Figure 1. Forced beam with elastic foundation and torsional springs at each end.
Given: the beam shown in Figure 1, with density, ρ, kg/m3, and Young's modulus, Y N/m2. It is supported by an elastic foundation of linear stiffness, k N/m2, and by torsional springs at each end of torsional stiffness KtL, and KtR N-m/rad., respectively. Assuming pure bending - i.e. zero membrane resultants and resultant strain, so that the strain in the beam is determined by the Euler-Bernoulli assumptions
εx = z∂2u/dx2 (1)
where z is measured from the mid-plane of the beam:
1. Derive an expression for the kinetic energy - i.e. show that kinetic energy is given by
T = 1/2 ρbh 0∫L(∂u/∂t)2dx (2)
2. Derive an expression for the potential energy due to bending - i.e. show that the bending potential energy is given by
V = 1/2 YI 0∫L(∂2u/∂x2)2dx (3)
where Y denotes the Young's modulus, and I = 1/12bh3
3. Develop an expression for the potential energy due to the elastic foundation of linear stiffness, k.

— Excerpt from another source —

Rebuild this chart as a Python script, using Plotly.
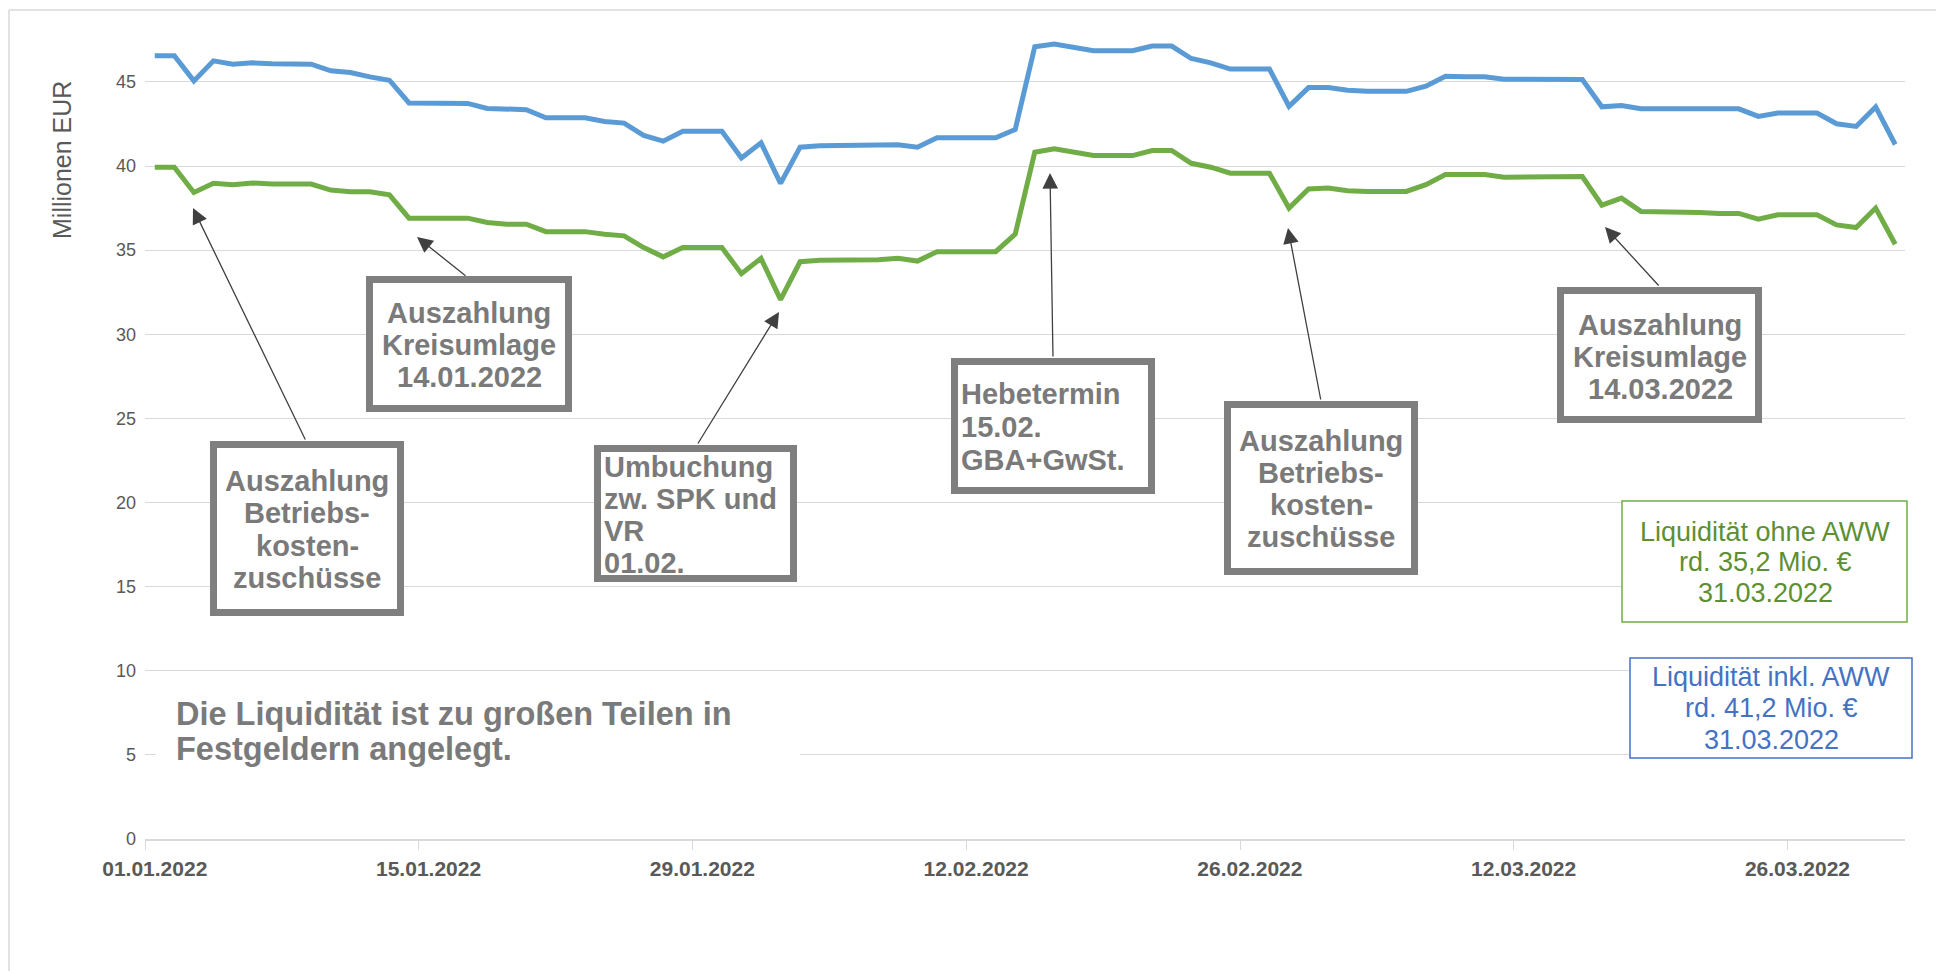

4. Develop expressions for the potential energy contributed by the torsional springs.
5. Develop an expression for the virtual work done by the distributed force, F(x, t).
6. Apply Hamilton's principle to determine the equation of motion.
7. What are the possible boundary conditions? What are the admissible (which apply the the current case) boundary conditions?